## Description of the task
Write out the data below exactly as given, without any of its pictures.

## Supplied material

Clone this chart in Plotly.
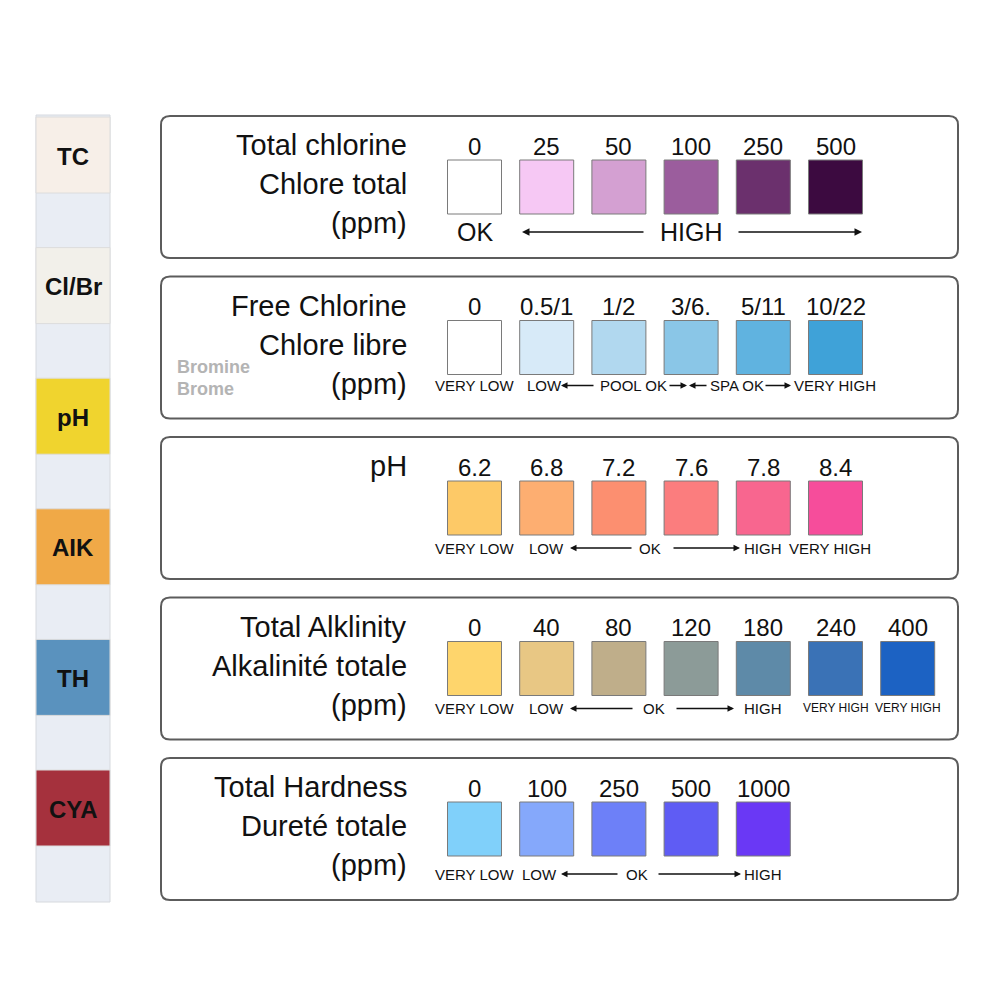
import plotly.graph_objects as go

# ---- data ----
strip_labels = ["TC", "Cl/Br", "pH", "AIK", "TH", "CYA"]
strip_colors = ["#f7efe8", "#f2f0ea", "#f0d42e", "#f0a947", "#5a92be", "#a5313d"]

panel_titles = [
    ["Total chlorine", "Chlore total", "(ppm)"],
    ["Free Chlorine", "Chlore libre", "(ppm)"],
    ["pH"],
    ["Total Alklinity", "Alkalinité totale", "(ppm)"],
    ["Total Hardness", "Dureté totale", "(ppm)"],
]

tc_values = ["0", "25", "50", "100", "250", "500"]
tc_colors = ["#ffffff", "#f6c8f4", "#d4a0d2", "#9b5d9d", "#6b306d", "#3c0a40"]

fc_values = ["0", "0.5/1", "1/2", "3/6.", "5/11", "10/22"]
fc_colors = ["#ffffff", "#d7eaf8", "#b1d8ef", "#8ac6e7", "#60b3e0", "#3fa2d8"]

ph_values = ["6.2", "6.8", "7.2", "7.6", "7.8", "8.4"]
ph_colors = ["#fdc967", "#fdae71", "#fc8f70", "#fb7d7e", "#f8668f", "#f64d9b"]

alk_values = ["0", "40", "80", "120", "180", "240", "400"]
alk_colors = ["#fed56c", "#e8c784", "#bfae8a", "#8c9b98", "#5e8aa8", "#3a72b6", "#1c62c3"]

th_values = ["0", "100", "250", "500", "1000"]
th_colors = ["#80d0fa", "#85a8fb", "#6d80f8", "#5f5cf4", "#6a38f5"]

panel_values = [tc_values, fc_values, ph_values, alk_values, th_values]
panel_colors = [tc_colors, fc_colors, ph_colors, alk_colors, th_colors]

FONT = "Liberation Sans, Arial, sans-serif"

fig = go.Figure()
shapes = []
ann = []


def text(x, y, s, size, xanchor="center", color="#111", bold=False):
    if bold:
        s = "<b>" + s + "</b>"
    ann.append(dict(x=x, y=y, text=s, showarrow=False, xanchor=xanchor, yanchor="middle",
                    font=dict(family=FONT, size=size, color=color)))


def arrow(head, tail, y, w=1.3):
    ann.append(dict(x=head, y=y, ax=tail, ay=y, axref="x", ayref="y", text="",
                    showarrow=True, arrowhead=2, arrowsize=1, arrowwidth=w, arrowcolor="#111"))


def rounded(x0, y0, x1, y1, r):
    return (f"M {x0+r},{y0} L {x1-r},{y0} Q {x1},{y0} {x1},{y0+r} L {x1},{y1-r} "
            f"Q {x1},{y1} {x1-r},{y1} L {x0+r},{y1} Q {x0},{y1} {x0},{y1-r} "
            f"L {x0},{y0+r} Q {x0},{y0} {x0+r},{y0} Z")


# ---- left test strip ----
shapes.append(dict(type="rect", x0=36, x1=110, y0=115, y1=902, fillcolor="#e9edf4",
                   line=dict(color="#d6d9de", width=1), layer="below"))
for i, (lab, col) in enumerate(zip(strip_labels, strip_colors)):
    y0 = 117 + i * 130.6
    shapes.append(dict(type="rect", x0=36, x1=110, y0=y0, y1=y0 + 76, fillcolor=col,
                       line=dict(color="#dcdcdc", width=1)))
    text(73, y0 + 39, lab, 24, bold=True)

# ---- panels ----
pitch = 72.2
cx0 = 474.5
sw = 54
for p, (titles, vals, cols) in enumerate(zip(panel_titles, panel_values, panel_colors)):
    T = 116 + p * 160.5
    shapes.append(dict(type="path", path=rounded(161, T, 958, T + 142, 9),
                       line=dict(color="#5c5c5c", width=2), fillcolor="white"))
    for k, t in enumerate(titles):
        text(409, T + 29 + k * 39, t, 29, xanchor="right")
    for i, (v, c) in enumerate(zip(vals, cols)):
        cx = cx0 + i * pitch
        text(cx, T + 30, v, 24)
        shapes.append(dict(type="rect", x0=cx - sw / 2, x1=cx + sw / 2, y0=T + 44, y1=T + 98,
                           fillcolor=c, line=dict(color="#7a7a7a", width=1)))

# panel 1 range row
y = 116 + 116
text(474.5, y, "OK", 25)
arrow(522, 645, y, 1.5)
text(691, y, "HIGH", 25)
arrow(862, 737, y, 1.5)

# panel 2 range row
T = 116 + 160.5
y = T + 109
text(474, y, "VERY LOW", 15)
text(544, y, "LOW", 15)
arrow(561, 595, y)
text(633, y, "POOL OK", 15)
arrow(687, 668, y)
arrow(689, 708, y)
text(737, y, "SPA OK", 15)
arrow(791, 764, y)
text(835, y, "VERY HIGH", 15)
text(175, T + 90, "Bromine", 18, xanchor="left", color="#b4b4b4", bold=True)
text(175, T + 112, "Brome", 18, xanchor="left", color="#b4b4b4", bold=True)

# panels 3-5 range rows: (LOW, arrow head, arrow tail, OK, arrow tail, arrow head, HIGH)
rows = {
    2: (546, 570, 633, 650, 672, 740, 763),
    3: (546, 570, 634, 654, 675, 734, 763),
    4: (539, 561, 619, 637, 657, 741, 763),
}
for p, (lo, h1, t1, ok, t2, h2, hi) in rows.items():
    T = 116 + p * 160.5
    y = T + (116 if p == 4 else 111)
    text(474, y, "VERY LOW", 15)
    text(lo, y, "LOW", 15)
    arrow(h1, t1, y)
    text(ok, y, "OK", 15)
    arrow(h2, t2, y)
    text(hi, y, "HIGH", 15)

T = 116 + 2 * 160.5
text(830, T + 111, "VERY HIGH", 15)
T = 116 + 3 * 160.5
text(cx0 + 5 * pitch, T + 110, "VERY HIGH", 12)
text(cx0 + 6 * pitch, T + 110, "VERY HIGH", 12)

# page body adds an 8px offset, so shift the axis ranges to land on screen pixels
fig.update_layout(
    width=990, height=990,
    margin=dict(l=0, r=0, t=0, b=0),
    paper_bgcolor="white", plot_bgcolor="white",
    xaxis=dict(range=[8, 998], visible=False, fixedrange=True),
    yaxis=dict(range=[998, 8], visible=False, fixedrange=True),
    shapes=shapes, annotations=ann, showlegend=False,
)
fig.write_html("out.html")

## Exercise response
Clone this chart in Plotly.
import plotly.graph_objects as go

# ---- data ----
strip_labels = ["TC", "Cl/Br", "pH", "AIK", "TH", "CYA"]
strip_colors = ["#f7efe8", "#f2f0ea", "#f0d42e", "#f0a947", "#5a92be", "#a5313d"]

panel_titles = [
    ["Total chlorine", "Chlore total", "(ppm)"],
    ["Free Chlorine", "Chlore libre", "(ppm)"],
    ["pH"],
    ["Total Alklinity", "Alkalinité totale", "(ppm)"],
    ["Total Hardness", "Dureté totale", "(ppm)"],
]

tc_values = ["0", "25", "50", "100", "250", "500"]
tc_colors = ["#ffffff", "#f6c8f4", "#d4a0d2", "#9b5d9d", "#6b306d", "#3c0a40"]

fc_values = ["0", "0.5/1", "1/2", "3/6.", "5/11", "10/22"]
fc_colors = ["#ffffff", "#d7eaf8", "#b1d8ef", "#8ac6e7", "#60b3e0", "#3fa2d8"]

ph_values = ["6.2", "6.8", "7.2", "7.6", "7.8", "8.4"]
ph_colors = ["#fdc967", "#fdae71", "#fc8f70", "#fb7d7e", "#f8668f", "#f64d9b"]

alk_values = ["0", "40", "80", "120", "180", "240", "400"]
alk_colors = ["#fed56c", "#e8c784", "#bfae8a", "#8c9b98", "#5e8aa8", "#3a72b6", "#1c62c3"]

th_values = ["0", "100", "250", "500", "1000"]
th_colors = ["#80d0fa", "#85a8fb", "#6d80f8", "#5f5cf4", "#6a38f5"]

panel_values = [tc_values, fc_values, ph_values, alk_values, th_values]
panel_colors = [tc_colors, fc_colors, ph_colors, alk_colors, th_colors]

FONT = "Liberation Sans, Arial, sans-serif"

fig = go.Figure()
shapes = []
ann = []


def text(x, y, s, size, xanchor="center", color="#111", bold=False):
    if bold:
        s = "<b>" + s + "</b>"
    ann.append(dict(x=x, y=y, text=s, showarrow=False, xanchor=xanchor, yanchor="middle",
                    font=dict(family=FONT, size=size, color=color)))


def arrow(head, tail, y, w=1.3):
    ann.append(dict(x=head, y=y, ax=tail, ay=y, axref="x", ayref="y", text="",
                    showarrow=True, arrowhead=2, arrowsize=1, arrowwidth=w, arrowcolor="#111"))


def rounded(x0, y0, x1, y1, r):
    return (f"M {x0+r},{y0} L {x1-r},{y0} Q {x1},{y0} {x1},{y0+r} L {x1},{y1-r} "
            f"Q {x1},{y1} {x1-r},{y1} L {x0+r},{y1} Q {x0},{y1} {x0},{y1-r} "
            f"L {x0},{y0+r} Q {x0},{y0} {x0+r},{y0} Z")


# ---- left test strip ----
shapes.append(dict(type="rect", x0=36, x1=110, y0=115, y1=902, fillcolor="#e9edf4",
                   line=dict(color="#d6d9de", width=1), layer="below"))
for i, (lab, col) in enumerate(zip(strip_labels, strip_colors)):
    y0 = 117 + i * 130.6
    shapes.append(dict(type="rect", x0=36, x1=110, y0=y0, y1=y0 + 76, fillcolor=col,
                       line=dict(color="#dcdcdc", width=1)))
    text(73, y0 + 39, lab, 24, bold=True)

# ---- panels ----
pitch = 72.2
cx0 = 474.5
sw = 54
for p, (titles, vals, cols) in enumerate(zip(panel_titles, panel_values, panel_colors)):
    T = 116 + p * 160.5
    shapes.append(dict(type="path", path=rounded(161, T, 958, T + 142, 9),
                       line=dict(color="#5c5c5c", width=2), fillcolor="white"))
    for k, t in enumerate(titles):
        text(409, T + 29 + k * 39, t, 29, xanchor="right")
    for i, (v, c) in enumerate(zip(vals, cols)):
        cx = cx0 + i * pitch
        text(cx, T + 30, v, 24)
        shapes.append(dict(type="rect", x0=cx - sw / 2, x1=cx + sw / 2, y0=T + 44, y1=T + 98,
                           fillcolor=c, line=dict(color="#7a7a7a", width=1)))

# panel 1 range row
y = 116 + 116
text(474.5, y, "OK", 25)
arrow(522, 645, y, 1.5)
text(691, y, "HIGH", 25)
arrow(862, 737, y, 1.5)

# panel 2 range row
T = 116 + 160.5
y = T + 109
text(474, y, "VERY LOW", 15)
text(544, y, "LOW", 15)
arrow(561, 595, y)
text(633, y, "POOL OK", 15)
arrow(687, 668, y)
arrow(689, 708, y)
text(737, y, "SPA OK", 15)
arrow(791, 764, y)
text(835, y, "VERY HIGH", 15)
text(175, T + 90, "Bromine", 18, xanchor="left", color="#b4b4b4", bold=True)
text(175, T + 112, "Brome", 18, xanchor="left", color="#b4b4b4", bold=True)

# panels 3-5 range rows: (LOW, arrow head, arrow tail, OK, arrow tail, arrow head, HIGH)
rows = {
    2: (546, 570, 633, 650, 672, 740, 763),
    3: (546, 570, 634, 654, 675, 734, 763),
    4: (539, 561, 619, 637, 657, 741, 763),
}
for p, (lo, h1, t1, ok, t2, h2, hi) in rows.items():
    T = 116 + p * 160.5
    y = T + (116 if p == 4 else 111)
    text(474, y, "VERY LOW", 15)
    text(lo, y, "LOW", 15)
    arrow(h1, t1, y)
    text(ok, y, "OK", 15)
    arrow(h2, t2, y)
    text(hi, y, "HIGH", 15)

T = 116 + 2 * 160.5
text(830, T + 111, "VERY HIGH", 15)
T = 116 + 3 * 160.5
text(cx0 + 5 * pitch, T + 110, "VERY HIGH", 12)
text(cx0 + 6 * pitch, T + 110, "VERY HIGH", 12)

# page body adds an 8px offset, so shift the axis ranges to land on screen pixels
fig.update_layout(
    width=990, height=990,
    margin=dict(l=0, r=0, t=0, b=0),
    paper_bgcolor="white", plot_bgcolor="white",
    xaxis=dict(range=[8, 998], visible=False, fixedrange=True),
    yaxis=dict(range=[998, 8], visible=False, fixedrange=True),
    shapes=shapes, annotations=ann, showlegend=False,
)
fig.write_html("out.html")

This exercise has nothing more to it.